**PROVIDED DATA:**
◆ ◆ ◆ ◆ ◆
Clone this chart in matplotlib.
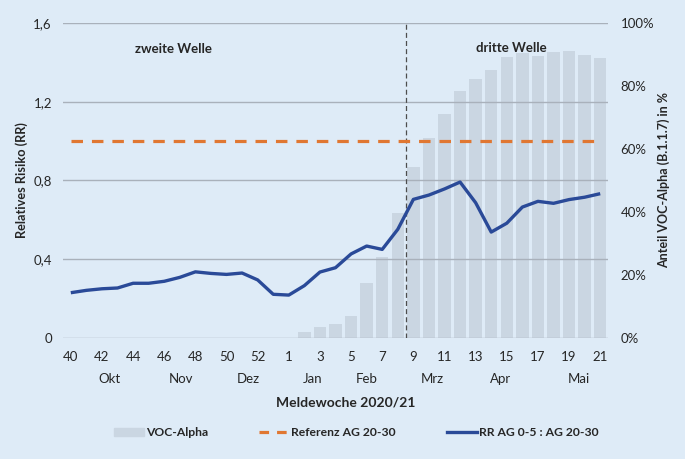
import numpy as np
import matplotlib
matplotlib.use('Agg')
import matplotlib.pyplot as plt
from matplotlib.patches import Patch
from matplotlib.lines import Line2D

############### 0. Data
weeks = list(range(40, 54)) + list(range(1, 22))
rr_ag0_5 = [0.230, 0.242, 0.250, 0.254, 0.278, 0.278, 0.288, 0.308, 0.336, 0.328,
            0.323, 0.330, 0.295, 0.222, 0.218, 0.266, 0.335, 0.357, 0.427, 0.467,
            0.450, 0.552, 0.704, 0.726, 0.757, 0.792, 0.687, 0.538, 0.583, 0.665,
            0.694, 0.684, 0.703, 0.715, 0.733]
# VOC-Alpha share in %, nan = no data
voc_alpha = [np.nan] * 15 + [2.0, 3.6, 4.4, 7.0, 17.5, 25.7, 39.8, 54.4, 63.4, 71.1,
                             78.4, 82.2, 85.1, 89.2, 90.6, 89.5, 90.9, 91.1, 89.8, 88.8]
referenz = 1.0
months = ['Okt', 'Nov', 'Dez', 'Jan', 'Feb', 'Mrz', 'Apr', 'Mai']
month_pos = [2.5, 7.1, 11.4, 15.5, 19.0, 23.2, 27.6, 32.6]
welle_split = 21.5

############### 1. Style
bg = '#deebf7'
bar_color = '#cad6e2'
orange = '#e07732'
blue = '#2a4a98'
grid_color = '#a9b1bb'
txt = '#262626'
plt.rcParams['font.family'] = ['Lato', 'DejaVu Sans']
plt.rcParams['font.size'] = 9.5

fig = plt.figure(figsize=(6.85, 4.59), dpi=100, facecolor=bg)
ax2 = fig.add_axes([0.092, 0.2636, 0.7956, 0.6864])
ax = ax2.twinx()
ax.set_zorder(ax2.get_zorder() + 1)
ax.patch.set_visible(False)
ax2.set_facecolor(bg)

x = np.arange(len(weeks))

############### 2. Bars (right axis)
ax2.bar(x, voc_alpha, width=0.8, color=bar_color, zorder=1)
ax2.set_ylim(0, 100)
ax2.set_yticks([0, 20, 40, 60, 80, 100])
ax2.set_xlim(-0.5, len(weeks) - 0.5)

############### 3. Lines (left axis)
for g in [0, 0.4, 0.8, 1.2, 1.6]:
    ax.axhline(g, color=grid_color, lw=1, zorder=1)
ax.axvline(welle_split, color='#4d4d4d', lw=0.9, ls=(0, (4, 2.5)), zorder=2)
ax.plot(x, [referenz] * len(x), color=orange, lw=2.3, dashes=(3.6, 2.8), zorder=3)
ax.plot(x, rr_ag0_5, color=blue, lw=2.4, zorder=4, solid_capstyle='butt')
ax.set_ylim(0, 1.6)

# the twin axis puts left on the right: swap sides
ax.yaxis.tick_left()
ax.yaxis.set_label_position('left')
ax2.yaxis.tick_right()
ax2.yaxis.set_label_position('right')

ax.set_yticks([0, 0.4, 0.8, 1.2, 1.6])
ax.set_yticklabels(['0', '0,4', '0,8', '1,2', '1,6'], color=txt)
ax2.set_yticklabels([f'{v}%' for v in [0, 20, 40, 60, 80, 100]], color=txt)

xt = [i for i, w in enumerate(weeks) if (w >= 40 and w % 2 == 0) or (w < 40 and w % 2 == 1)]
ax2.set_xticks(xt)
ax2.set_xticklabels([str(weeks[i]) for i in xt], color=txt)
ax.tick_params(labelbottom=False)

for a in (ax, ax2):
    for s in a.spines.values():
        s.set_visible(False)
    a.tick_params(length=0)
ax.tick_params(axis='y', pad=8)
ax2.tick_params(axis='y', pad=9)
ax2.tick_params(axis='x', pad=9)

for m, p in zip(months, month_pos):
    ax2.text(p, -13, m, ha='center', va='center', color=txt, fontsize=9.5)

ax.set_ylabel('Relatives Risiko (RR)', fontweight='bold', color=txt, labelpad=4, fontsize=9.2)
ax2.set_ylabel('Anteil VOC-Alpha (B.1.1.7) in %', fontweight='bold', color=txt, labelpad=2, fontsize=9)
fig.text(0.505, 0.123, 'Meldewoche 2020/21', ha='center', va='center',
         fontweight='bold', color=txt, fontsize=10)

ax.text(6.6, 1.47, 'zweite Welle', ha='center', va='center', fontweight='bold', color=txt, fontsize=9.5)
ax.text(28.3, 1.475, 'dritte Welle', ha='center', va='center', fontweight='bold', color=txt, fontsize=9.5)

handles = [Patch(color=bar_color, label='VOC-Alpha'),
           Line2D([], [], color=orange, lw=2.3, dashes=(3, 2.5), label='Referenz AG 20-30'),
           Line2D([], [], color=blue, lw=2.4, label='RR AG 0-5 : AG 20-30')]
leg = fig.legend(handles=handles, loc='center', bbox_to_anchor=(0.52, 0.057), ncol=3,
                 frameon=False, columnspacing=4.2, handlelength=2.5, handletextpad=0.15,
                 prop={'size': 8.7, 'weight': 'bold'})
for t in leg.get_texts():
    t.set_color(txt)

fig.savefig('out.png', dpi=100, facecolor=bg)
◆ ◆ ◆ ◆ ◆
**GIVEN EXERCISE:** Begin at the first line of the data above and repeat each line exactly, stopping after the line containing "from matplotlib.lines import Line2D". Omit the pictures.

**EXERCISE ANSWER:**
Clone this chart in matplotlib.
import numpy as np
import matplotlib
matplotlib.use('Agg')
import matplotlib.pyplot as plt
from matplotlib.patches import Patch
from matplotlib.lines import Line2D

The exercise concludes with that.